Vaya por delante que lo que estamos viviendo en España durante estos días, con la expansión del puñetero coronavirus y la declaración del estado de alarma, es cosa bastante más que grave. Una situación sin precedentes que constituye casi con total seguridad la mayor crisis a la que muchos, al menos desde mi generación hacia abajo, hemos tenido que enfrentarnos nunca.

Cuando me pongo a redactar estas líneas, después de cinco días de confinamiento, son más de ochocientos fallecidos y casi dieciocho mil infectados los que aparecen ya en la suma. Una cifra por completo acojonante y de la que si alguna certeza tenemos —esa es la verdadera jodienda— es la de que va a seguir incrementándose sin tregua ni piedad hasta sepa Dios cuánto.  Hasta hacer añicos las estadísticas y dejar chico cualquier temor que sobre la evolución de la epidemia pudiésemos haber albergado antes. Números lúgubres que no reflejan sino el dolor de muchas familias tocadas para siempre por la pérdida de un ser querido o por el miedo atroz a perderlo.

Y sin embargo, en medio de todo este caos de pánico y confusión en el que nos sumergimos de modo creciente, sin restarle un ápice de gravedad al asunto, me van a permitir quedarme con lo que de solidario y bueno se manifiesta día tras día en mil rincones de esta España nuestra. Que no es poco desde luego ni carente de ejemplos. Desde todos aquellos que en los hospitales y en los coches patrulla se dejan la piel por mantenernos seguros hasta el sufrido personal de los super o la impagable labor los repartidores. Pasando por informáticos, cuidadores, periodistas y tantísimos otros que redoblan esfuerzos para que las cosas, en la medida de lo posible, sigan adelante.

Pero hoy, y vuelvo a insistir en que sin quitarle una pizca de mérito a todos aquellos a quienes su trabajo los mantiene al pie del cañón, me voy a quedar con todos esos otros gestos altruistas que inundan nuestras casas y balcones desde que se decretó el confinamiento. Como la multitud de artistas que ofrecen gratis su espectáculo para sobrellevar los días de encierro, las editoriales que liberan lecturas o las operadoras que han incrementado sin coste los megas disponibles. Me quedo con el vecino que se ofrece a quien no puede moverse para traerle la compra, con el que dirige desde el balcón la sesión de zumba o con quien sube a la red ideas para entretener a los niños.  Cada uno según puede o sabe. Gente admirable como el médico voluntario que regala durante estos días consultas por la Red o quien sin pedir nada a cambio escribe cartas de ánimo a los que permanecen en el hospital. Con aquellos, en definitiva, que dejaron de coser zapatos para hacer mascarillas o con el agricultor que ofrece sus medios para fumigar desinfectante por las calles.

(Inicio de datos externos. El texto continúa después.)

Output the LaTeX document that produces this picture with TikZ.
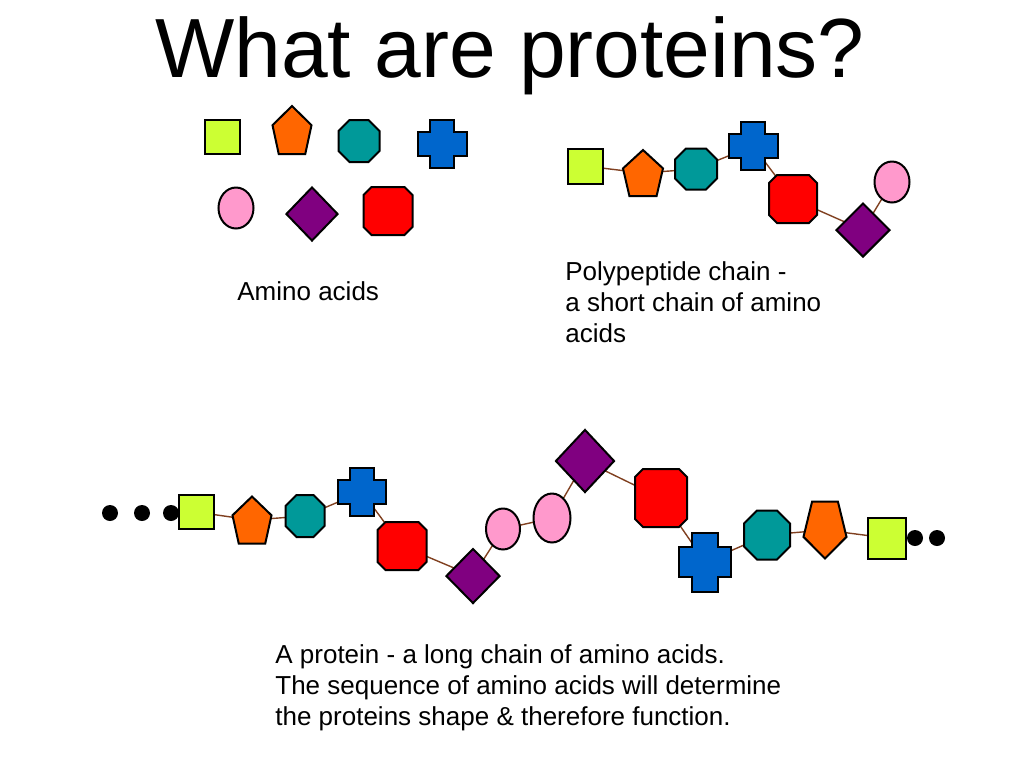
\documentclass[tikz,border=0pt]{standalone}
\usepackage{fontspec}
\setmainfont{Liberation Sans}
\usetikzlibrary{shapes.geometric,backgrounds}
\definecolor{aalime}{HTML}{CCFF33}
\definecolor{aaorange}{HTML}{FF6600}
\definecolor{aateal}{HTML}{009999}
\definecolor{aablue}{HTML}{0066CC}
\definecolor{aapink}{HTML}{FF99CC}
\definecolor{aapurple}{HTML}{800080}
\definecolor{aared}{HTML}{FF0000}
\definecolor{bondbrown}{HTML}{804020}

\begin{document}
\begin{tikzpicture}[x=0.5pt,y=-0.5pt]
\tikzset{aa/.style={draw=black,line width=1pt,inner sep=0pt},
  sqbox/.style 2 args={aa,rectangle,fill=aalime,minimum width=#1,minimum height=#2},
  ovbox/.style 2 args={aa,ellipse,fill=aapink,minimum width=#1,minimum height=#2},
  dmbox/.style 2 args={aa,diamond,fill=aapurple,minimum width=#1,minimum height=#2},
  octbox/.style n args={4}{inner sep=0pt,minimum width=#1+2pt,minimum height=#2+2pt,
    path picture={\filldraw[draw=black,line width=1pt,fill=#4]
      (path picture bounding box.center) ++(-#1/2,#2/2-#3) -- ++(0pt,-#2+2*#3) -- ++(#3,-#3)
      -- ++(#1-2*#3,0pt) -- ++(#3,#3) -- ++(0pt,#2-2*#3) -- ++(-#3,#3) -- ++(-#1+2*#3,0pt) -- cycle;}},
  redbox/.style 2 args={octbox={#1}{#2}{4pt}{aared}},
  tealbox/.style n args={3}{octbox={#1}{#2}{#3}{aateal}},
  crossbox/.style 2 args={inner sep=0pt,minimum width=#1+2pt,minimum height=#2+2pt,
    path picture={\filldraw[draw=black,line width=1pt,fill=aablue]
      (path picture bounding box.center) ++(-#1/2,-#2/4) -- ++(0pt,#2/2) -- ++(#1/4,0pt) -- ++(0pt,#2/4)
      -- ++(#1/2,0pt) -- ++(0pt,-#2/4) -- ++(#1/4,0pt) -- ++(0pt,-#2/2) -- ++(-#1/4,0pt)
      -- ++(0pt,-#2/4) -- ++(-#1/2,0pt) -- ++(0pt,#2/4) -- cycle;}},
  pentbox/.style 2 args={inner sep=0pt,minimum width=#1+2pt,minimum height=#2+2pt,
    path picture={\filldraw[draw=black,line width=1pt,fill=aaorange]
      ([yshift=#2/2]path picture bounding box.center) -- ++(#1/2,-0.4*#2) -- ++(-0.16*#1,-0.6*#2)
      -- ++(-0.68*#1,0pt) -- ++(-0.16*#1,0.6*#2) -- cycle;}},
  pentdown/.style 2 args={inner sep=0pt,minimum width=#1+2pt,minimum height=#2+2pt,
    path picture={\filldraw[draw=black,line width=1pt,fill=aaorange]
      ([yshift=-#2/2]path picture bounding box.center) -- ++(#1/2,0.38*#2) -- ++(-0.2*#1,0.62*#2)
      -- ++(-0.6*#1,0pt) -- ++(-0.2*#1,-0.62*#2) -- cycle;}},
  dot/.style={circle,fill=black,inner sep=0pt,minimum size=8pt},
  bond/.style={draw=bondbrown,line width=0.7pt},
  lbl/.style={font=\fontsize{13}{15.5}\selectfont,inner sep=0pt,align=left}}
\useasboundingbox (0,0) rectangle (1024,768);
\node[anchor=base,inner sep=0pt,font=\fontsize{42}{50}\selectfont] (title) at (510,77) {What are proteins?};

% amino acids
\node[sqbox={17.5pt}{17pt}] (asq) at (222,137) {};
\node[pentbox={19.5pt}{24pt}] (apt) at (292,130) {};
\node[tealbox={20.5pt}{21pt}{5.5pt}] (atl) at (359,141) {};
\node[crossbox={24.5pt}{24pt}] (acr) at (442,144) {};
\node[ovbox={17.5pt}{20.5pt}] (apk) at (236,208) {};
\node[dmbox={26pt}{27pt}] (adm) at (312,214) {};
\node[redbox={24.5pt}{24pt}] (ard) at (388,211) {};
\node[lbl,anchor=base west] (alabel) at (237,300) {Amino acids};

% polypeptide chain
\node[sqbox={17.5pt}{17.5pt}] (psq) at (585,166) {};
\node[pentbox={20pt}{23pt}] (ppt) at (643,173) {};
\node[tealbox={21pt}{20.5pt}{5.5pt}] (ptl) at (696,169) {};
\node[crossbox={24.5pt}{24pt}] (pcr) at (753,146) {};
\node[redbox={24pt}{24pt}] (prd) at (793,199) {};
\node[dmbox={27pt}{27pt}] (pdm) at (863,230) {};
\node[ovbox={17.5pt}{20.5pt}] (ppk) at (892,182) {};
\node[lbl,anchor=base west] (plabel) at (565,342) {Polypeptide chain -\\a short chain of amino\\acids};

% protein
\node[dot] (d1) at (110,513) {};
\node[dot] (d2) at (142,513) {};
\node[dot] (d3) at (171,513) {};
\node[sqbox={17.5pt}{17pt}] (q1) at (196,512) {};
\node[pentbox={19.5pt}{23.5pt}] (q2) at (252,520) {};
\node[tealbox={19.5pt}{21pt}{5.5pt}] (q3) at (305,516) {};
\node[crossbox={24pt}{24pt}] (q4) at (362,492) {};
\node[redbox={24.5pt}{24pt}] (q5) at (402,546) {};
\node[dmbox={27pt}{27.5pt}] (q6) at (473,576) {};
\node[ovbox={17pt}{20.5pt}] (q7) at (503,529) {};
\node[ovbox={18.5pt}{24.5pt}] (q8) at (552,518) {};
\node[dmbox={29.5pt}{31.5pt}] (q9) at (585,461) {};
\node[redbox={26pt}{29pt}] (q10) at (661,498) {};
\node[crossbox={26pt}{29.5pt}] (q11) at (705,562) {};
\node[tealbox={23pt}{24.5pt}{6.5pt}] (q12) at (767,535) {};
\node[pentdown={21.5pt}{28.5pt}] (q13) at (825,530) {};
\node[sqbox={19pt}{20.5pt}] (q14) at (887,538) {};
\node[dot] (d4) at (915,538) {};
\node[dot] (d5) at (937,538) {};
\node[lbl,anchor=base west] (qlabel) at (275,725) {A protein - a long chain of amino acids.\\The sequence of amino acids will determine\\the proteins shape \& therefore function.};

\begin{scope}[on background layer]
\foreach \a/\b in {psq/ppt,ppt/ptl,ptl/pcr,pcr/prd,prd/pdm,pdm/ppk,
    q1/q2,q2/q3,q3/q4,q4/q5,q5/q6,q6/q7,q7/q8,q8/q9,q9/q10,q10/q11,q11/q12,q12/q13,q13/q14}
  \draw[bond] (\a.center) -- (\b.center);
\end{scope}
\end{tikzpicture}
\end{document}
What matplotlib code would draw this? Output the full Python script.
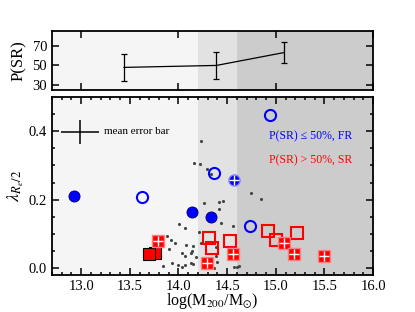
import matplotlib
matplotlib.use('Agg')
import matplotlib.pyplot as plt
import numpy as np

plt.rcParams['font.family'] = ['Liberation Serif', 'DejaVu Serif']
plt.rcParams['mathtext.fontset'] = 'stix'

# top panel: P(SR) per mass bin
psr_x = [13.44, 14.39, 15.08]
psr_y = [48, 50, 63]
psr_err = [14, 13.5, 11]

# bottom panel
fr_filled_x = [12.93, 14.14, 14.33]
fr_filled_y = [0.210, 0.163, 0.149]
fr_open_x = [13.63, 14.36, 14.94, 14.74]
fr_open_y = [0.208, 0.279, 0.447, 0.124]
fr_plus_x = [14.57]
fr_plus_y = [0.257]

sr_open_x = [14.92, 15.00, 15.22, 14.53, 14.31, 14.34]
sr_open_y = [0.109, 0.082, 0.104, 0.079, 0.089, 0.060]
sr_plus_x = [15.08, 15.19, 15.50, 14.56, 14.29, 13.79]
sr_plus_y = [0.074, 0.040, 0.036, 0.041, 0.016, 0.079]
sr_filled_x = [13.76, 13.70]
sr_filled_y = [0.043, 0.041]

dots_x = [14.228, 14.159, 14.220, 14.295, 14.330, 14.744, 14.850, 14.261, 14.421,
          14.455, 14.421, 14.432, 14.560, 14.006, 14.067, 14.210, 13.877, 13.809,
          13.928, 13.962, 14.074, 14.149, 14.231, 13.904, 14.142, 14.040, 14.067,
          14.125, 14.180, 14.381, 14.384, 14.397, 13.932, 13.999, 14.040, 14.064,
          14.125, 14.149, 13.843, 14.330, 14.363, 14.568, 14.619, 14.603]
dots_y = [0.371, 0.306, 0.305, 0.290, 0.274, 0.221, 0.202, 0.190, 0.192,
          0.195, 0.174, 0.132, 0.124, 0.128, 0.118, 0.105, 0.094, 0.082,
          0.083, 0.073, 0.068, 0.066, 0.074, 0.055, 0.051, 0.045, 0.035,
          0.043, 0.034, 0.063, 0.035, 0.019, 0.015, 0.010, 0.004, 0.009,
          0.016, 0.012, 0.006, 0.002, -0.001, 0.002, 0.007, 0.003]

mean_err_x, mean_err_y = 12.99, 0.398
mean_err_dx, mean_err_dy = 0.195, 0.034

bins = [14.2, 14.6]
blue = '#0000ff'
red = '#ff0000'

fig = plt.figure(figsize=(4.15, 3.12), dpi=100)
ax1 = fig.add_axes([0.1253, 0.7115, 0.7737, 0.1891])
ax2 = fig.add_axes([0.1253, 0.1186, 0.7737, 0.5704])

for ax in (ax1, ax2):
    ax.set_facecolor('#f5f5f5')
    ax.axvspan(bins[0], bins[1], color='#e2e2e2', lw=0, zorder=0)
    ax.axvspan(bins[1], 16.0, color='#cccccc', lw=0, zorder=0)
    ax.set_xlim(12.7, 16.0)
    for s in ax.spines.values():
        s.set_linewidth(1.3)
    ax.tick_params(which='both', direction='in', top=True, right=True,
                   labelsize=10.5, width=1.1)
    ax.tick_params(which='major', length=5)
    ax.tick_params(which='minor', length=2.5)

# top panel
ax1.errorbar(psr_x, psr_y, yerr=psr_err, color='k', lw=0.9, capsize=2.5,
             elinewidth=0.9, capthick=0.9)
ax1.set_ylim(25, 85)
ax1.set_yticks([30, 50, 70])
ax1.set_xticks([13, 14, 15, 16])
ax1.tick_params(labelbottom=False)
ax1.set_ylabel('P(SR)', fontsize=12, labelpad=4)

# bottom panel
ax2.scatter(dots_x, dots_y, s=5, color='#444444', zorder=2, lw=0)

ax2.plot(sr_filled_x, sr_filled_y, 's', ms=8.5, mfc=red, mec='k', mew=0.8, ls='none', zorder=3)
ax2.plot(sr_open_x, sr_open_y, 's', ms=8.5, mfc='none', mec=red, mew=1.5, ls='none', zorder=3)
ax2.plot(sr_plus_x, sr_plus_y, 's', ms=8.5, mfc=red, mec='#ff8080', mew=1.0, ls='none', zorder=3)
ax2.plot(sr_plus_x, sr_plus_y, '+', ms=7, mec='white', mew=1.0, ls='none', zorder=4)

ax2.plot(fr_filled_x, fr_filled_y, 'o', ms=8, mfc=blue, mec='#000060', mew=0.6, ls='none', zorder=3)
ax2.plot(fr_open_x, fr_open_y, 'o', ms=8, mfc='none', mec=blue, mew=1.5, ls='none', zorder=3)
ax2.plot(fr_plus_x, fr_plus_y, 'o', ms=8, mfc=blue, mec='#8080ff', mew=1.0, ls='none', zorder=3)
ax2.plot(fr_plus_x, fr_plus_y, '+', ms=7, mec='white', mew=1.0, ls='none', zorder=4)

ax2.errorbar([mean_err_x], [mean_err_y], xerr=mean_err_dx, yerr=mean_err_dy,
             color='k', lw=1.1, capsize=0)
ax2.text(mean_err_x + 0.24, mean_err_y, 'mean error bar', fontsize=8, va='center')

ax2.text(14.93, 0.386, 'P(SR) \u2264 50%, FR', color=blue, fontsize=8.5, va='center')
ax2.text(14.93, 0.316, 'P(SR) > 50%, SR', color=red, fontsize=8.5, va='center')

ax2.set_ylim(-0.02, 0.5)
ax2.set_yticks([0.0, 0.2, 0.4])
ax2.set_yticks(np.arange(0.0, 0.5, 0.05), minor=True)
ax2.set_xticks([13.0, 13.5, 14.0, 14.5, 15.0, 15.5, 16.0])
ax2.set_xticks(np.arange(12.7, 16.0, 0.1), minor=True)
ax2.set_xticklabels(['13.0', '13.5', '14.0', '14.5', '15.0', '15.5', '16.0'])
ax2.set_yticklabels(['0.0', '0.2', '0.4'])
ax2.set_xlabel(r'log(M$_{200}$/M$_{\odot}$)', fontsize=11.5, labelpad=-1)
ax2.set_ylabel(r'$\lambda_{R_e/2}$', fontsize=13, labelpad=2)

fig.savefig('out.png', dpi=100)
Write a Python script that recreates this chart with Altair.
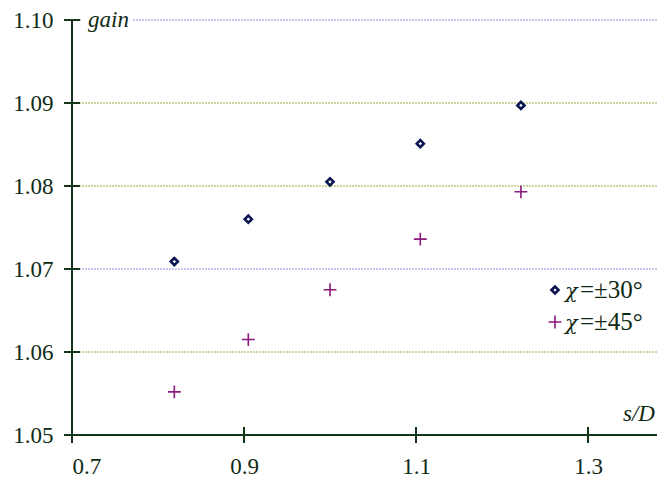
import altair as alt
import pandas as pd

# data
s_over_d = [0.819, 0.905, 1.0, 1.105, 1.222]
gain_30 = [1.0709, 1.0760, 1.0805, 1.0851, 1.0897]
gain_45 = [1.0552, 1.0615, 1.0675, 1.0736, 1.0793]
y_ticks = [1.05, 1.06, 1.07, 1.08, 1.09, 1.10]
x_ticks = [0.7, 0.9, 1.1, 1.3]
grid_green = [1.06, 1.08, 1.09]
grid_blue = [1.07, 1.10]

W, H = 585, 415
AX = "#12351a"
LBL = "#0f2a14"
FONT = "Liberation Serif"
PLUS = "M-1,0L1,0M0,-1L0,1"

xs = alt.Scale(domain=[0.7, 0.7 + W / 860], nice=False, zero=False)
ys = alt.Scale(domain=[1.05, 1.10], nice=False, zero=False)

pts = pd.DataFrame({"x": s_over_d, "g30": gain_30, "g45": gain_45})
yt = pd.DataFrame({"y": y_ticks})
xt = pd.DataFrame({"x": x_ticks})

grid_g = alt.Chart(pd.DataFrame({"y": grid_green})).mark_rule(
    strokeDash=[2, 1], strokeWidth=1, color="#9aae3a").encode(
    y=alt.Y("y:Q", scale=ys,
            axis=alt.Axis(values=y_ticks, format=".2f", ticks=False, grid=False,
                          domain=False, labelFont=FONT, labelFontSize=23,
                          labelColor=LBL, labelPadding=19, title=None)))

grid_b = alt.Chart(pd.DataFrame({"y": grid_blue})).mark_rule(
    strokeDash=[2, 1], strokeWidth=1, color="#9090d8").encode(
    y=alt.Y("y:Q", scale=ys))

# white box behind 'gain'
gain_bg = alt.Chart(pd.DataFrame({"a": [0]})).mark_rect(color="white").encode(
    x=alt.value(10), x2=alt.value(60), y=alt.value(-8), y2=alt.value(8))

gain_txt = alt.Chart(pd.DataFrame({"t": ["gain"]})).mark_text(
    font=FONT, fontSize=23, fontStyle="italic", align="left", baseline="middle",
    color=LBL).encode(text="t:N", x=alt.value(16), y=alt.value(0))

sd_txt = alt.Chart(pd.DataFrame({"t": ["s/D"]})).mark_text(
    font=FONT, fontSize=23, fontStyle="italic", align="left", baseline="middle",
    color=LBL).encode(text="t:N", x=alt.value(551), y=alt.value(394))

x_axis_line = alt.Chart(pd.DataFrame({"a": [0]})).mark_rule(color=AX, strokeWidth=2).encode(
    x=alt.value(0), x2=alt.value(W), y=alt.value(H))
y_axis_line = alt.Chart(pd.DataFrame({"a": [0]})).mark_rule(color=AX, strokeWidth=2).encode(
    x=alt.value(0), y=alt.value(0), y2=alt.value(H))

y_tick_marks = alt.Chart(yt).mark_rule(color=AX, strokeWidth=2).encode(
    y=alt.Y("y:Q", scale=ys), x=alt.value(-8), x2=alt.value(8))

x_tick_marks = alt.Chart(xt).mark_rule(color=AX, strokeWidth=2).encode(
    x=alt.X("x:Q", scale=xs,
            axis=alt.Axis(values=x_ticks, format=".1f", ticks=False, grid=False,
                          domain=False, labelFont=FONT, labelFontSize=23,
                          labelColor=LBL, labelPadding=20, title=None)),
    y=alt.value(H - 8), y2=alt.value(H + 8))

diamonds = alt.Chart(pts).mark_point(shape="diamond", filled=False, size=50,
                                     strokeWidth=2.6, color="#0a1450", opacity=1).encode(
    x=alt.X("x:Q", scale=xs), y=alt.Y("g30:Q", scale=ys))

crosses = alt.Chart(pts).mark_point(shape=PLUS, filled=False, size=165,
                                    strokeWidth=1.6, color="#8a1a7c", opacity=1).encode(
    x=alt.X("x:Q", scale=xs), y=alt.Y("g45:Q", scale=ys))

leg = pd.DataFrame({"a": [0]})
leg_d = alt.Chart(leg).mark_point(shape="diamond", filled=False, size=50, strokeWidth=2.6,
                                  color="#0a1450", opacity=1).encode(
    x=alt.value(483), y=alt.value(270))
leg_c = alt.Chart(leg).mark_point(shape=PLUS, filled=False, size=165, strokeWidth=1.6,
                                  color="#8a1a7c", opacity=1).encode(
    x=alt.value(483), y=alt.value(302))

def chi(yv, rest):
    a = alt.Chart(pd.DataFrame({"t": ["χ"]})).mark_text(
        font="DejaVu Serif", fontSize=21, fontStyle="italic", align="left", baseline="middle",
        color=LBL).encode(text="t:N", x=alt.value(493), y=alt.value(yv + 2))
    b = alt.Chart(pd.DataFrame({"t": [rest]})).mark_text(
        font=FONT, fontSize=25, align="left", baseline="middle",
        color=LBL).encode(text="t:N", x=alt.value(508), y=alt.value(yv))
    return a + b

chart = alt.layer(
    grid_g, grid_b, gain_bg, gain_txt, sd_txt, x_axis_line, y_axis_line,
    y_tick_marks, x_tick_marks, diamonds, crosses, leg_d, leg_c,
    chi(270, "=±30°"), chi(302, "=±45°"),
).properties(
    width=W, height=H,
    background="white",
    autosize=alt.AutoSizeParams(type="none"),
    padding={"left": 64, "top": 12, "right": 0, "bottom": 45},
).configure(font=FONT).configure_view(stroke=None)

chart.save("out.html", embed_options={"renderer": "svg", "actions": False})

Son pequeñas cosas. Mucho menos importantes tal vez que la lucha sanitaria o el mantenimiento de los servicios y suministros mínimos. Pero que también gritan en voz bien alta lo grande que sin lugar a dudas es nuestra gente. Se mire el asunto por donde se lo quiera mirar. Cosas que nos recuerdan que mientras la plaga nos azota sin piedad se derrama también imparable por nuestras calles y balcones un torrente de solidaridad muchísimo más fuerte que el virus. Llenándome de optimismo y renovando con ímpetu mi fe en esta gran sociedad que es la nación española. Capaz de vencer a todo lo que nos pongan por delante, aunque sea una pandemia como ésta.

Son además, y el detalle también es importante, gestos que se producen de forma espontánea. Libres por completo como es cualquier acto altruista. Poniendo en relieve con ello lo avanzado de una sociedad como la nuestra, que llegado el momento de lo difícil es capaz de dar la talla y aceptar en libertad sus responsabilidades y el compromiso con los demás. Tal vez por tener más asentado de lo que muchos hubiesen pensado el sentido de la ciudanía y de la responsabilidad.

Quizá radique precisamente ahí otra de las grandes diferencia entre dictadura —no olvidemos lo que todavía es China— y democracia; en que siempre es el Estado el frío protagonista de todo en los regímenes autoritarios mientras que en las democracias avanzadas, como España o Italia, es la sociedad civil la que se vuelca diversa y fructífera en el esfuerzo conjunto por el bien común.

Cada uno a su manera y como mejor sabe. Porque así, entre todos… andrá tutto bene.